# RANGER BANSHEE EXTREME



## WHITT037 (Aug 17, 2010)

HEY FELLAS, I KNOW THIS TOPIC HAS ALREADY BEEN TALKED ABOUT BUT I WOULD LIKE NEW EARS IF POSSIBLE...I JUST BOUGHT A BRAND NEW RANGER BANSHEE EXTREME WITH A YAMI 60 HP ON IT..THE BOAT RUNS PRETTY GOOD ONCE ON PLANE BUT I KNOW IT CAN BE BETTER. THE THING I DONT LIKE THE MOST IS THE HOLE SHOT! IT TAKES ALMOST 10 SECONDS TO GET ON STEP. THE BOAT'S MAX RPM ARE AT ABOUT 5500 AND MAX MPH IS AT ABOUT 30MPH.. ANY HELP WILL BE APPRECIATED. I HAVE A 3 BLADE SS 11 PITCH POWERTECH SWC3 MODEL PROP


----------



## Gramps (Nov 1, 2007)

What RPM's are you turning now?
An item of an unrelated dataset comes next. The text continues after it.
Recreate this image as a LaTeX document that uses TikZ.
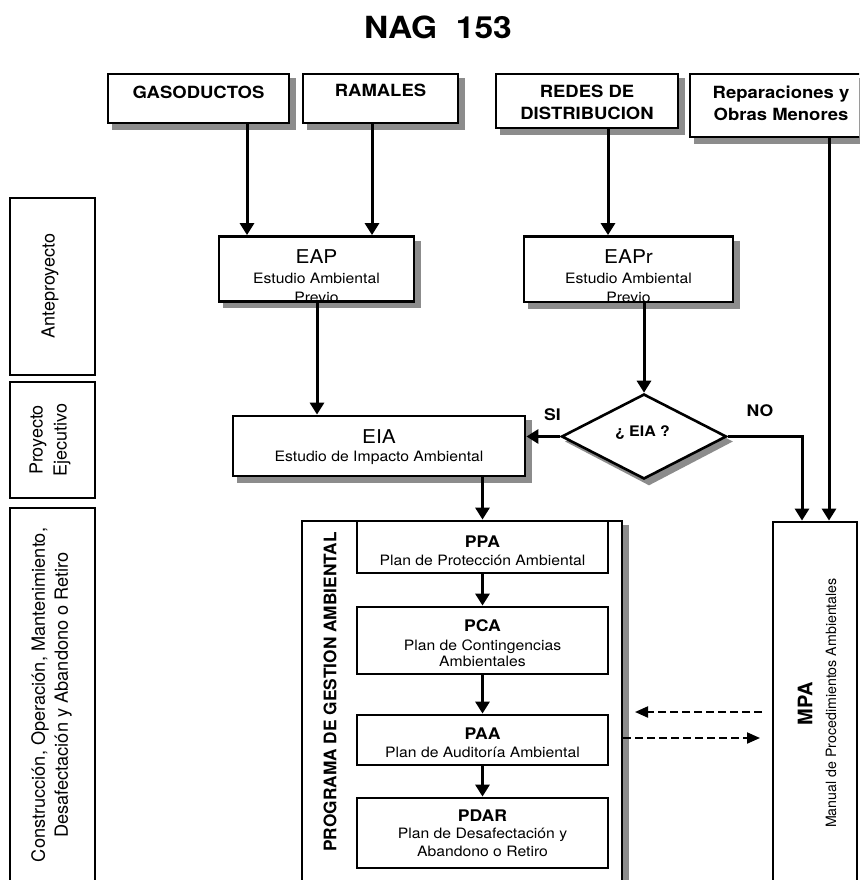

Any cup on the prop?


----------



## WHITT037 (Aug 17, 2010)

IAM RUNNING ABOUT 5500 RPM'D RIGHT NOW TOPPING OFF AT 30MPH


----------



## jwgrubb (Jan 31, 2011)

Hey Canardkilla,
I just picked up an 08 Extreme and pretty much have the same issue that you have with the same numbers. 

Did you ever find a better prop?


----------



## out-cast (Jan 27, 2009)

This review states 13 7/8 x 15

http://www.hookedonfishingboats.com/rangerbansheeextreme.html


----------